Start

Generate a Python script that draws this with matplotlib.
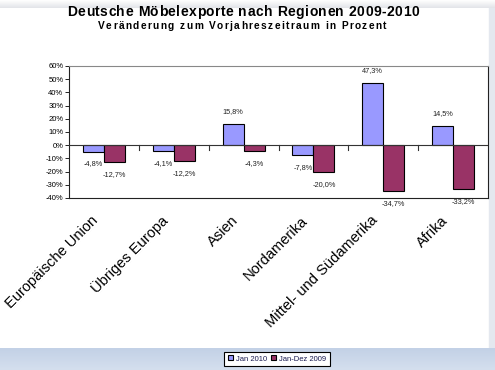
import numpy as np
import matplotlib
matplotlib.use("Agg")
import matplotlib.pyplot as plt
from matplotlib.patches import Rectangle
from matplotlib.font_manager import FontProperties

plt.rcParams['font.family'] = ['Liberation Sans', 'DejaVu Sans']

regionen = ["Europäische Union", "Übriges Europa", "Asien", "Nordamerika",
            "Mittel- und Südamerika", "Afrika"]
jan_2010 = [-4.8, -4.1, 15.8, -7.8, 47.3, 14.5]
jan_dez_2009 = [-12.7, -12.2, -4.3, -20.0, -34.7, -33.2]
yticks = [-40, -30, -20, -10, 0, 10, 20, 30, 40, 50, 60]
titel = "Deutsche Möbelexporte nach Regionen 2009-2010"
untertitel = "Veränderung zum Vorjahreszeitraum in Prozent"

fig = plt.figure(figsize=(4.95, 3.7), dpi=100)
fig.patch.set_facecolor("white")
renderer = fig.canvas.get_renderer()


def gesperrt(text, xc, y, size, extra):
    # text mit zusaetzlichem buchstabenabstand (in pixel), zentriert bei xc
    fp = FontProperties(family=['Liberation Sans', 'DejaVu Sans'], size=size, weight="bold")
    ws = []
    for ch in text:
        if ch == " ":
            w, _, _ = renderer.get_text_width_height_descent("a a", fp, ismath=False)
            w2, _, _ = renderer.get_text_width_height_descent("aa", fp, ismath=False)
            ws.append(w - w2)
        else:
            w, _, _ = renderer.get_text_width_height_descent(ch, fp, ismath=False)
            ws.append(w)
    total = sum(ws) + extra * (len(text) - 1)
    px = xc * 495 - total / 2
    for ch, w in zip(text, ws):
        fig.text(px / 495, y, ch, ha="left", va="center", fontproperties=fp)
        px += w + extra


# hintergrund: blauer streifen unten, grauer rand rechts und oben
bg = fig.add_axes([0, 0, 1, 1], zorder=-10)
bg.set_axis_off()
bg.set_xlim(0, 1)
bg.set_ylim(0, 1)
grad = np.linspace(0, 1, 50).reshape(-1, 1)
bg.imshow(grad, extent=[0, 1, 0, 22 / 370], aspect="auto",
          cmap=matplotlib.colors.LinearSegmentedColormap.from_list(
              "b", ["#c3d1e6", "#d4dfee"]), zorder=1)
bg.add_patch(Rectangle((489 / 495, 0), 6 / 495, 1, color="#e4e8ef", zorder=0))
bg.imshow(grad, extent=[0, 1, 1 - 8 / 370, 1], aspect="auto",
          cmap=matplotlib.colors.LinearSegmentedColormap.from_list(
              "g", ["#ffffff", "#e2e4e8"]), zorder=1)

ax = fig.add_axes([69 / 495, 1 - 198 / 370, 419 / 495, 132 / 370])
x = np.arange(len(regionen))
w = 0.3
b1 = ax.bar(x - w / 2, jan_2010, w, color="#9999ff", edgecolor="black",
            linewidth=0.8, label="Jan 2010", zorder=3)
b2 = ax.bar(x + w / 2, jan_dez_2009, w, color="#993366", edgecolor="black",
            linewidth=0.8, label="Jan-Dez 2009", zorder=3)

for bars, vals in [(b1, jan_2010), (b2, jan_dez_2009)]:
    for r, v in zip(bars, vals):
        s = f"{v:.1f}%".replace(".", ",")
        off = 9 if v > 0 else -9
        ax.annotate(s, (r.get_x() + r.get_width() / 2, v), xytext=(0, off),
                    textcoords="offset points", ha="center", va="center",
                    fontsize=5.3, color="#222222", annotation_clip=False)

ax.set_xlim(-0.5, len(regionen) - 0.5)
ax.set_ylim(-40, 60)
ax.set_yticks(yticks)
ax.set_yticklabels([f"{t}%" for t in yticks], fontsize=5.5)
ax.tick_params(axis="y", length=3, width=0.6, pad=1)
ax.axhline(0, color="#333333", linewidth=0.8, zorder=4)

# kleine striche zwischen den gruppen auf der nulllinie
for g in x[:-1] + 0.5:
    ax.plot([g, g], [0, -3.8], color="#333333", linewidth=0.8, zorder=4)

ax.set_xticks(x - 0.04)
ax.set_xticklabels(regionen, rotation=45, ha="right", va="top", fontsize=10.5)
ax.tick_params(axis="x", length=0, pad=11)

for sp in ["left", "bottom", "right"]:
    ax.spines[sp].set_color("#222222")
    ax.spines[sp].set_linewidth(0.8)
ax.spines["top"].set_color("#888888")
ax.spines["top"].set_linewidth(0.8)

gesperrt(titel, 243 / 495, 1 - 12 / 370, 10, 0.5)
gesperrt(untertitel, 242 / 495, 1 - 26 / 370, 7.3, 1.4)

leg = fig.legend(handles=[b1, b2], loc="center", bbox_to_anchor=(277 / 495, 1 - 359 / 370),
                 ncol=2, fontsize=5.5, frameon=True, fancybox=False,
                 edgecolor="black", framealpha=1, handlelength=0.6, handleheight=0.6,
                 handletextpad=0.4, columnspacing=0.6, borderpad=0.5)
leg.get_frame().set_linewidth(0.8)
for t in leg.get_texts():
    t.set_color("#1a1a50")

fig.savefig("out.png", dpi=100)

End

(Task to complete)
Up to and including the line with "renderer = fig.canvas.get_renderer()", copy the data above from its first line. Skip pictures.

(Task answer)
Generate a Python script that draws this with matplotlib.
import numpy as np
import matplotlib
matplotlib.use("Agg")
import matplotlib.pyplot as plt
from matplotlib.patches import Rectangle
from matplotlib.font_manager import FontProperties

plt.rcParams['font.family'] = ['Liberation Sans', 'DejaVu Sans']

regionen = ["Europäische Union", "Übriges Europa", "Asien", "Nordamerika",
            "Mittel- und Südamerika", "Afrika"]
jan_2010 = [-4.8, -4.1, 15.8, -7.8, 47.3, 14.5]
jan_dez_2009 = [-12.7, -12.2, -4.3, -20.0, -34.7, -33.2]
yticks = [-40, -30, -20, -10, 0, 10, 20, 30, 40, 50, 60]
titel = "Deutsche Möbelexporte nach Regionen 2009-2010"
untertitel = "Veränderung zum Vorjahreszeitraum in Prozent"

fig = plt.figure(figsize=(4.95, 3.7), dpi=100)
fig.patch.set_facecolor("white")
renderer = fig.canvas.get_renderer()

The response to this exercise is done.